◆ YOUR OBJECTIVE ◆
Omit the pictures and output every entry below exactly as written.

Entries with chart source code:

════════════════════

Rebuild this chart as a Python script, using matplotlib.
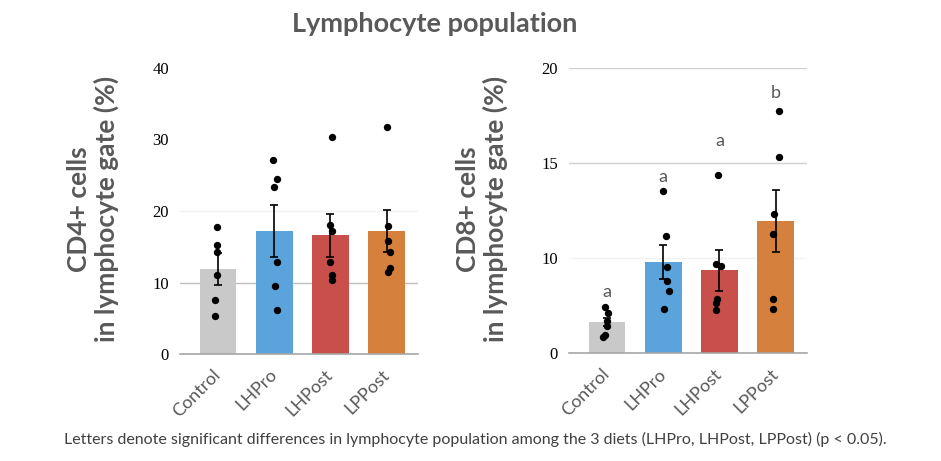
import numpy as np
import matplotlib.pyplot as plt
from matplotlib.transforms import ScaledTranslation

plt.rcParams['font.family'] = ['Lato', 'DejaVu Sans']

diets = ['Control', 'LHPro', 'LHPost', 'LPPost']
colors = ['#c9c9c9', '#5ba3db', '#c9504a', '#d6803d']

# CD4+ panel
cd4_mean = [11.9, 17.2, 16.6, 17.2]
cd4_sem = [2.2, 3.6, 3.0, 3.0]
cd4_points = [
    [17.8, 15.2, 14.3, 11.1, 7.5, 5.3],
    [27.1, 24.5, 23.3, 12.9, 9.5, 6.1],
    [30.3, 18.0, 17.2, 12.9, 11.1, 10.3],
    [31.8, 17.9, 15.8, 14.3, 12.0, 11.5],
]
cd4_jitter = [
    [-0.02, -0.02, -0.02, -0.02, -0.06, -0.06],
    [-0.02, 0.05, 0.0, 0.05, 0.02, 0.05],
    [0.03, 0.0, 0.03, 0.0, 0.03, 0.03],
    [0.0, 0.03, 0.03, 0.06, 0.06, 0.03],
]
cd4_ticks = [0, 10, 20, 30, 40]
cd4_ticklabels = ['0', '10', '20', '30', '40']

# CD8+ panel (axis as drawn in the source: bottom tick labelled "0")
cd8_mean = [6.65, 9.82, 9.36, 11.96]
cd8_sem = [0.2, 0.9, 1.06, 1.64]
cd8_points = [
    [7.44, 7.14, 6.69, 6.46, 5.98, 5.85],
    [13.52, 11.19, 9.52, 8.83, 8.26, 7.33],
    [14.38, 9.68, 9.59, 7.88, 7.67, 7.26],
    [17.74, 15.32, 12.35, 11.30, 7.85, 7.33],
]
cd8_jitter = [
    [-0.04, 0.02, 0.0, -0.01, -0.04, -0.07],
    [-0.01, 0.05, 0.07, 0.07, 0.1, 0.02],
    [-0.02, -0.06, 0.02, -0.05, -0.06, -0.07],
    [0.06, 0.06, -0.03, -0.04, -0.05, -0.05],
]
cd8_ticks = [5, 10, 15, 20]
cd8_ticklabels = ['0', '10', '15', '20']
cd8_letters = ['a', 'a', 'a', 'b']
cd8_letter_y = [8.24, 14.3, 16.2, 18.7]

fig = plt.figure(figsize=(9.41, 4.61), dpi=100)
ax1 = fig.add_axes([0.1913, 0.2321, 0.2529, 0.6204])
ax2 = fig.add_axes([0.6047, 0.2336, 0.2529, 0.6182])


def draw_panel(ax, means, sems, points, jitter, ticks, ticklabels, ylim, grid):
    x = np.arange(len(diets))
    for g, c in grid:
        ax.axhline(g, color=c, lw=1, zorder=0)
    ax.bar(x, means, width=0.65, color=colors, zorder=1)
    ax.errorbar(x, means, yerr=sems, fmt='none', ecolor='black',
                elinewidth=1.2, capsize=3, capthick=1.2, zorder=2)
    for i in range(len(diets)):
        ax.scatter(x[i] + np.array(jitter[i]), points[i], s=28, color='black',
                   zorder=3, linewidths=0)
    ax.set_xlim(-0.68, 3.56)
    ax.set_ylim(ylim)
    ax.set_yticks(ticks)
    ax.set_yticklabels(ticklabels, family='Liberation Serif', fontsize=12)
    ax.set_xticks(x)
    ax.set_xticklabels(diets, rotation=45, ha='right', va='center',
                       rotation_mode='anchor', fontsize=13, color='#595959')
    # nudge the slanted labels a little to the right, like the source
    shift = ScaledTranslation(0.07, 0, fig.dpi_scale_trans)
    for lab in ax.get_xticklabels():
        lab.set_transform(lab.get_transform() + shift)
    ax.tick_params(axis='both', length=0)
    ax.tick_params(axis='x', pad=13)
    ax.tick_params(axis='y', pad=8)
    for s in ['top', 'right', 'left']:
        ax.spines[s].set_visible(False)
    ax.spines['bottom'].set_color('#a6a6a6')
    ax.spines['bottom'].set_linewidth(1.2)


draw_panel(ax1, cd4_mean, cd4_sem, cd4_points, cd4_jitter, cd4_ticks,
           cd4_ticklabels, (0, 40), [(10, '#bfbfbf'), (20, '#f2f2f2')])
draw_panel(ax2, cd8_mean, cd8_sem, cd8_points, cd8_jitter, cd8_ticks,
           cd8_ticklabels, (5, 20), [(10, '#f2f2f2'), (15, '#d0d0d0'), (20, '#d0d0d0')])

for i, (t, y) in enumerate(zip(cd8_letters, cd8_letter_y)):
    ax2.text(i, y, t, ha='center', va='center', fontsize=13, color='#595959')

fig.text(0.0988, 0.547, 'CD4+ cells\nin lymphocyte gate (%)', rotation=90,
         ha='center', va='center', fontsize=19, fontweight='bold',
         color='#595959', linespacing=1.1)
fig.text(0.5122, 0.547, 'CD8+ cells\nin lymphocyte gate (%)', rotation=90,
         ha='center', va='center', fontsize=19, fontweight='bold',
         color='#595959', linespacing=1.1)

fig.text(0.462, 0.948, 'Lymphocyte population', ha='center', va='center',
         fontsize=19.5, fontweight='bold', color='#595959')
fig.text(0.505, 0.046,
         'Letters denote significant differences in lymphocyte population among '
         'the 3 diets (LHPro, LHPost, LPPost) (p < 0.05).',
         ha='center', va='center', fontsize=11.5, color='#404040')

fig.savefig('out.png', dpi=100)
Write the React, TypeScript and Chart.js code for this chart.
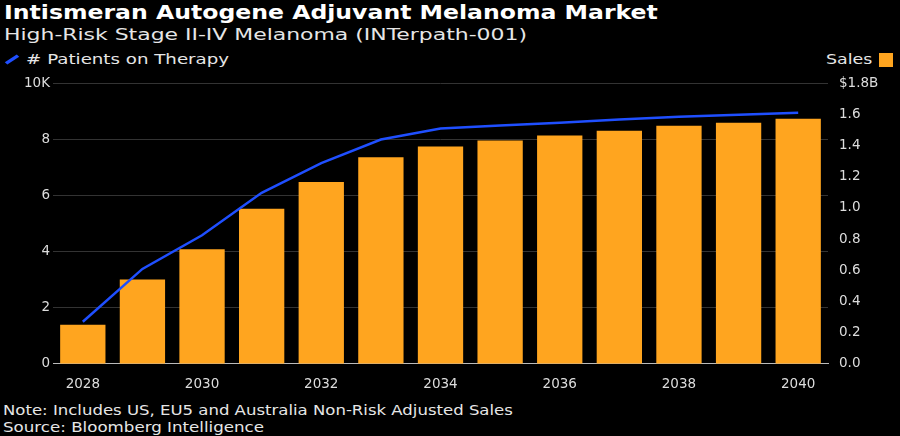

════════════════════

◆ CORRECT ANSWER ◆
Rebuild this chart as a Python script, using matplotlib.
import numpy as np
import matplotlib.pyplot as plt
from matplotlib.transforms import ScaledTranslation

plt.rcParams['font.family'] = ['Lato', 'DejaVu Sans']

diets = ['Control', 'LHPro', 'LHPost', 'LPPost']
colors = ['#c9c9c9', '#5ba3db', '#c9504a', '#d6803d']

# CD4+ panel
cd4_mean = [11.9, 17.2, 16.6, 17.2]
cd4_sem = [2.2, 3.6, 3.0, 3.0]
cd4_points = [
    [17.8, 15.2, 14.3, 11.1, 7.5, 5.3],
    [27.1, 24.5, 23.3, 12.9, 9.5, 6.1],
    [30.3, 18.0, 17.2, 12.9, 11.1, 10.3],
    [31.8, 17.9, 15.8, 14.3, 12.0, 11.5],
]
cd4_jitter = [
    [-0.02, -0.02, -0.02, -0.02, -0.06, -0.06],
    [-0.02, 0.05, 0.0, 0.05, 0.02, 0.05],
    [0.03, 0.0, 0.03, 0.0, 0.03, 0.03],
    [0.0, 0.03, 0.03, 0.06, 0.06, 0.03],
]
cd4_ticks = [0, 10, 20, 30, 40]
cd4_ticklabels = ['0', '10', '20', '30', '40']

# CD8+ panel (axis as drawn in the source: bottom tick labelled "0")
cd8_mean = [6.65, 9.82, 9.36, 11.96]
cd8_sem = [0.2, 0.9, 1.06, 1.64]
cd8_points = [
    [7.44, 7.14, 6.69, 6.46, 5.98, 5.85],
    [13.52, 11.19, 9.52, 8.83, 8.26, 7.33],
    [14.38, 9.68, 9.59, 7.88, 7.67, 7.26],
    [17.74, 15.32, 12.35, 11.30, 7.85, 7.33],
]
cd8_jitter = [
    [-0.04, 0.02, 0.0, -0.01, -0.04, -0.07],
    [-0.01, 0.05, 0.07, 0.07, 0.1, 0.02],
    [-0.02, -0.06, 0.02, -0.05, -0.06, -0.07],
    [0.06, 0.06, -0.03, -0.04, -0.05, -0.05],
]
cd8_ticks = [5, 10, 15, 20]
cd8_ticklabels = ['0', '10', '15', '20']
cd8_letters = ['a', 'a', 'a', 'b']
cd8_letter_y = [8.24, 14.3, 16.2, 18.7]

fig = plt.figure(figsize=(9.41, 4.61), dpi=100)
ax1 = fig.add_axes([0.1913, 0.2321, 0.2529, 0.6204])
ax2 = fig.add_axes([0.6047, 0.2336, 0.2529, 0.6182])


def draw_panel(ax, means, sems, points, jitter, ticks, ticklabels, ylim, grid):
    x = np.arange(len(diets))
    for g, c in grid:
        ax.axhline(g, color=c, lw=1, zorder=0)
    ax.bar(x, means, width=0.65, color=colors, zorder=1)
    ax.errorbar(x, means, yerr=sems, fmt='none', ecolor='black',
                elinewidth=1.2, capsize=3, capthick=1.2, zorder=2)
    for i in range(len(diets)):
        ax.scatter(x[i] + np.array(jitter[i]), points[i], s=28, color='black',
                   zorder=3, linewidths=0)
    ax.set_xlim(-0.68, 3.56)
    ax.set_ylim(ylim)
    ax.set_yticks(ticks)
    ax.set_yticklabels(ticklabels, family='Liberation Serif', fontsize=12)
    ax.set_xticks(x)
    ax.set_xticklabels(diets, rotation=45, ha='right', va='center',
                       rotation_mode='anchor', fontsize=13, color='#595959')
    # nudge the slanted labels a little to the right, like the source
    shift = ScaledTranslation(0.07, 0, fig.dpi_scale_trans)
    for lab in ax.get_xticklabels():
        lab.set_transform(lab.get_transform() + shift)
    ax.tick_params(axis='both', length=0)
    ax.tick_params(axis='x', pad=13)
    ax.tick_params(axis='y', pad=8)
    for s in ['top', 'right', 'left']:
        ax.spines[s].set_visible(False)
    ax.spines['bottom'].set_color('#a6a6a6')
    ax.spines['bottom'].set_linewidth(1.2)


draw_panel(ax1, cd4_mean, cd4_sem, cd4_points, cd4_jitter, cd4_ticks,
           cd4_ticklabels, (0, 40), [(10, '#bfbfbf'), (20, '#f2f2f2')])
draw_panel(ax2, cd8_mean, cd8_sem, cd8_points, cd8_jitter, cd8_ticks,
           cd8_ticklabels, (5, 20), [(10, '#f2f2f2'), (15, '#d0d0d0'), (20, '#d0d0d0')])

for i, (t, y) in enumerate(zip(cd8_letters, cd8_letter_y)):
    ax2.text(i, y, t, ha='center', va='center', fontsize=13, color='#595959')

fig.text(0.0988, 0.547, 'CD4+ cells\nin lymphocyte gate (%)', rotation=90,
         ha='center', va='center', fontsize=19, fontweight='bold',
         color='#595959', linespacing=1.1)
fig.text(0.5122, 0.547, 'CD8+ cells\nin lymphocyte gate (%)', rotation=90,
         ha='center', va='center', fontsize=19, fontweight='bold',
         color='#595959', linespacing=1.1)

fig.text(0.462, 0.948, 'Lymphocyte population', ha='center', va='center',
         fontsize=19.5, fontweight='bold', color='#595959')
fig.text(0.505, 0.046,
         'Letters denote significant differences in lymphocyte population among '
         'the 3 diets (LHPro, LHPost, LPPost) (p < 0.05).',
         ha='center', va='center', fontsize=11.5, color='#404040')

fig.savefig('out.png', dpi=100)
Write the React, TypeScript and Chart.js code for this chart.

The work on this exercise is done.